平成28年8月29日、朝日新聞デジタルにおいて、「ビーナッツ1粒でも 子どもの誤嚥、原因1位はナッツ類」との記事が掲載されました。
その記事では、硬くてかみつぶし難いピーナッツのみならず、ミニトマトや白玉団子なども詰まらせるおそれがあることが指摘されています。
子どもの誤嚥は大きな事故に直結するため、子どもを預かる側には、誤嚥を防止に向けた配慮が求められます。
では、具体的には、どのような配慮が求められるでしょうか。

 

事故防止及び事故発生時の対応のためのガイドライン

平成28年3月、厚生労働省は、「教育・保育施設等における事故防止及び事故発生時の対応のためのガイドライン」を公表しています。

参照
www8.cao.go.jp/shoushi/shinseido/meeting/kyouiku_hoiku/pdf/guideline1.pdf
冒頭に http:// を付加します。

そのガイドラインには、重大事故が発生しやすい場面(睡眠中、プール活動・水遊び、食事中)ごとの注意事項や事故防止のための研修等による体制づくりが記載されています。
例えば、先ほどの誤嚥については、以下が記載されています。

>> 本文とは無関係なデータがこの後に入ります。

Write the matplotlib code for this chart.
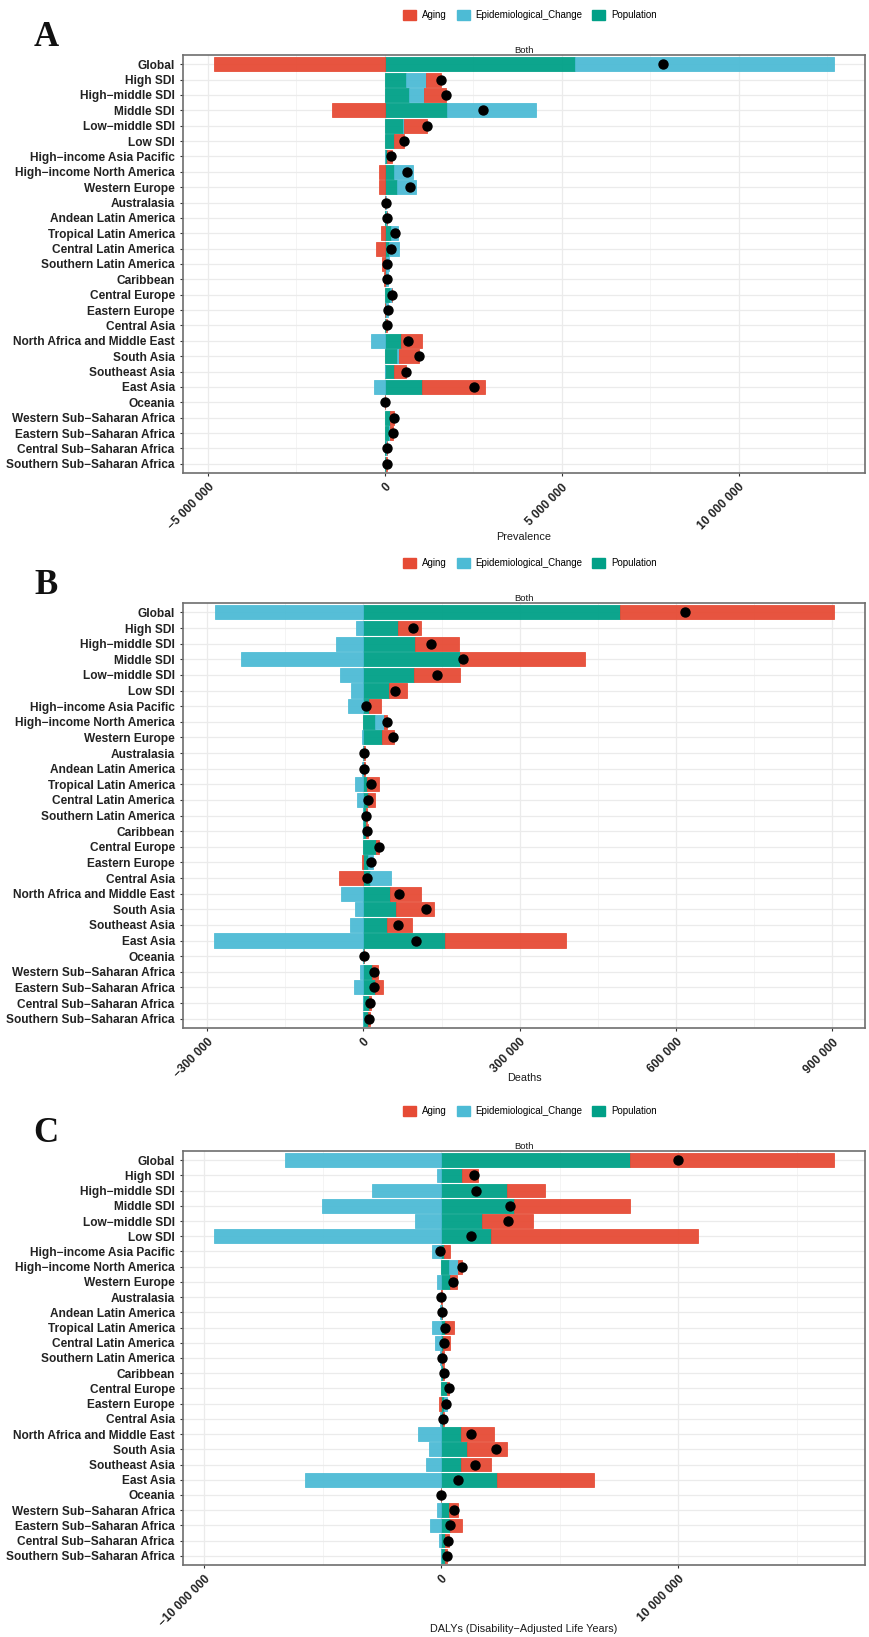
#decomposition bars: aging / epidemiological change / population, three measures
import numpy as np
import matplotlib.pyplot as plt
from matplotlib.patches import Patch
from matplotlib.ticker import FuncFormatter, FixedLocator

M = "\u2212"  # R draws hyphens in labels as a minus sign

regions = ["Global", "High SDI", "High" + M + "middle SDI", "Middle SDI", "Low" + M + "middle SDI",
           "Low SDI", "High" + M + "income Asia Pacific", "High" + M + "income North America",
           "Western Europe", "Australasia", "Andean Latin America", "Tropical Latin America",
           "Central Latin America", "Southern Latin America", "Caribbean", "Central Europe",
           "Eastern Europe", "Central Asia", "North Africa and Middle East", "South Asia",
           "Southeast Asia", "East Asia", "Oceania", "Western Sub" + M + "Saharan Africa",
           "Eastern Sub" + M + "Saharan Africa", "Central Sub" + M + "Saharan Africa",
           "Southern Sub" + M + "Saharan Africa"]

# A - prevalence (millions)
prev_aging = [-4.83, 0.42, 0.64, -1.49, 0.65, 0.27, 0.12, -0.16, -0.16, -0.005, 0.02, -0.10, -0.24,
              -0.07, -0.03, 0.01, -0.005, 0.005, 0.58, 0.56, 0.36, 1.77, 0.002, 0.11, 0.11, 0.02, 0.02]
prev_epi = [7.32, 0.58, 0.42, 2.51, 0.04, 0.02, -0.01, 0.52, 0.53, 0.01, 0.005, 0.21, 0.29,
            0.08, 0.07, 0.06, 0.05, 0.01, -0.39, 0.06, -0.01, -0.30, 0.0, 0.01, 0.01, 0.005, 0.0]
prev_pop = [5.37, 0.59, 0.68, 1.76, 0.51, 0.245, 0.066, 0.27, 0.34, 0.015, 0.04, 0.17, 0.12,
            0.04, 0.03, 0.13, 0.03, 0.03, 0.46, 0.35, 0.245, 1.05, 0.005, 0.13, 0.12, 0.04, 0.03]

# B - deaths (thousands)
death_aging = [410, 45, 82.7, 240, 89, 35, 22, 6, 22, 1, 2, 23, 12, 3, 3.5, 6, -3, -46, 59, 73,
               47.4, 231, 0.3, 10.3, 14.7, 4, 3]
death_epi = [-285, -15, -52.6, -235, -44, -24, -29, 17, -2, -1.5, -2, -16, -12, -1.5, -1.5, 0.5, 9,
             40, -42, -16, -26, -286.5, -0.5, -6.4, -17, -1, -0.5]
death_pop = [493, 66, 100, 186, 97, 49, 11.5, 22, 36.5, 2, 2, 7, 9.6, 4.5, 4.5, 24, 9, 12.8, 51,
             63, 45.5, 157, 0.8, 17.3, 22.4, 10, 9]

# C - DALYs (millions)
daly_aging = [8.59, 0.66, 1.61, 4.89, 2.17, 8.76, 0.25, 0.15, 0.28, 0.01, 0.03, 0.38, 0.28, 0.05,
              0.06, 0.07, -0.07, 0.05, 1.39, 1.69, 1.24, 4.08, 0.005, 0.37, 0.49, 0.18, 0.10]
daly_epi = [-6.59, -0.18, -2.92, -5.04, -1.08, -9.58, -0.39, 0.38, -0.15, -0.01, -0.03, -0.37,
            -0.24, -0.05, -0.02, 0.0, 0.13, -0.03, -0.96, -0.49, -0.65, -5.75, -0.005, -0.18,
            -0.48, -0.07, -0.02]
daly_pop = [7.99, 0.90, 2.79, 3.07, 1.73, 2.10, 0.11, 0.34, 0.38, 0.01, 0.03, 0.17, 0.10, 0.06,
            0.07, 0.27, 0.14, 0.08, 0.85, 1.10, 0.85, 2.38, 0.005, 0.34, 0.38, 0.17, 0.17]

causes = ["Aging", "Epidemiological_Change", "Population"]
colors = {"Aging": "#E64B35", "Epidemiological_Change": "#4DBBD5", "Population": "#00A087"}

W, H = 870, 1637
fig = plt.figure(figsize=(W / 100, H / 100), dpi=100)
fig.patch.set_facecolor("white")
plt.rcParams['font.family'] = ['Liberation Sans', 'DejaVu Sans']


def fmt(v, pos):
    s = format(int(round(v)), ",").replace(",", " ")
    return s.replace("-", M)


panels = [
    # letter, data, scale, title, majors, minors, legend y, panel top, panel bottom, title y
    ("A", (prev_aging, prev_epi, prev_pop), 1e6, "Prevalence",
     [-5e6, 0, 5e6, 10e6], [-2.5e6, 2.5e6, 7.5e6, 12.5e6], 15, 55, 473, 537),
    ("B", (death_aging, death_epi, death_pop), 1e3, "Deaths",
     [-3e5, 0, 3e5, 6e5, 9e5], [-1.5e5, 1.5e5, 4.5e5, 7.5e5], 563, 603, 1028, 1078),
    ("C", (daly_aging, daly_epi, daly_pop), 1e6, "DALYs (Disability" + M + "Adjusted Life Years)",
     [-10e6, 0, 10e6], [-5e6, 5e6, 15e6], 1111, 1151, 1565, 1629),
]

y = np.arange(len(regions))
left_px, right_px = 183, 865

for letter, data, scale, title, majors, minors, leg_y, top, bottom, title_y in panels:
    ax = fig.add_axes([left_px / W, 1 - bottom / H, (right_px - left_px) / W, (bottom - top) / H])
    vals = {c: np.array(d) * scale for c, d in zip(causes, data)}

    # ggplot stacking: Population nearest zero, then Epi, then Aging (positives and negatives apart)
    pos_base = np.zeros(len(regions))
    neg_base = np.zeros(len(regions))
    for c in ["Population", "Epidemiological_Change", "Aging"]:
        v = vals[c]
        left = np.where(v >= 0, pos_base, neg_base)
        ax.barh(y, v, left=left, height=0.9, color=colors[c], alpha=0.95,
                edgecolor=colors[c], linewidth=0.6, zorder=3)
        pos_base = pos_base + np.clip(v, 0, None)
        neg_base = neg_base + np.clip(v, None, 0)

    total = vals["Aging"] + vals["Epidemiological_Change"] + vals["Population"]
    ax.scatter(total, y, s=42, color="black", zorder=4)

    lo, hi = neg_base.min(), pos_base.max()
    pad = (hi - lo) * 0.05
    ax.set_xlim(lo - pad, hi + pad)
    ax.set_ylim(len(regions) - 0.4, -0.6)

    ax.xaxis.set_major_locator(FixedLocator(majors))
    ax.xaxis.set_minor_locator(FixedLocator(minors))
    ax.xaxis.set_major_formatter(FuncFormatter(fmt))
    ax.set_yticks(y)
    ax.set_yticklabels(regions)

    ax.grid(which="major", color="#EBEBEB", linewidth=0.9, zorder=0)
    ax.grid(which="minor", axis="x", color="#F2F2F2", linewidth=0.6, zorder=0)
    ax.set_axisbelow(True)
    for s in ax.spines.values():
        s.set_color("#6E6E6E")
        s.set_linewidth(1.2)

    ax.tick_params(axis="both", which="major", length=2.5, color="#333333", width=0.8)
    ax.tick_params(axis="x", which="minor", length=0)
    for lab in ax.get_yticklabels():
        lab.set_fontsize(8.6)
        lab.set_fontweight("bold")
        lab.set_color("#222222")
    for lab in ax.get_xticklabels():
        lab.set_fontsize(8.6)
        lab.set_fontweight("bold")
        lab.set_color("#222222")
        lab.set_rotation(45)
        lab.set_ha("right")
        lab.set_va("top")
        lab.set_rotation_mode("anchor")

    ax.text(0.5, 1.0, "Both", transform=ax.transAxes, ha="center", va="bottom",
            fontsize=6.8, color="#1A1A1A")
    fig.text(524 / W, 1 - title_y / H, title, ha="center", va="center", fontsize=7.8, color="#1A1A1A")
    fig.text(46 / W, 1 - (top - 17) / H, letter, ha="center", va="center", fontsize=25,
             fontweight="bold", family="Liberation Serif", color="#111111")

    handles = [Patch(facecolor=colors[c], edgecolor=colors[c]) for c in causes]
    fig.legend(handles, causes, loc="center", bbox_to_anchor=(530 / W, 1 - leg_y / H), ncol=3,
               frameon=False, fontsize=7, handlelength=1.35, handleheight=1.35,
               columnspacing=1.0, handletextpad=0.6)

fig.savefig("out.png", dpi=100, facecolor="white")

その他の記載は、ガイドラインをご参照下さい。

食材や調理の仕方

① 給食での仕様を避けるべき食材

ミニトマト(※)、乾いたナッツ等球形の食材
白玉団子など粘着性が高い食材
※ミニトマトは4等分すれば提供可(保育園では他のものに代替え)とされています。

② 調理や切り方を工夫する食材

ソーセージ等弾力性が高い食材は適当な大きさに切る等

窒息自己を防ぐための安全な食べさせ方

① 年齢ごとのチェックポイント

② 姿勢のポイント、見守りのポイント、安全な「食べ方」のポイント

 

ガイドラインの意味

このガイドラインは、教育・保育施設等が配慮すべき最低限の法的ラインといえます。
すなわち、ガイドラインに記載されたことで、例えば、ミニトマトの誤嚥は予想でき、かつ4等分することで回避できることが示されました。
にもかかわらず、4等分せずに提供したことで誤嚥が発生すれば、予想できたのに回避を怠った、つまり民事上の過失責任があるとされるおそれが高いといえます。
誤嚥の予防のため、子どもに提供する食材、調理方法等をガイドラインで見直す必要があります。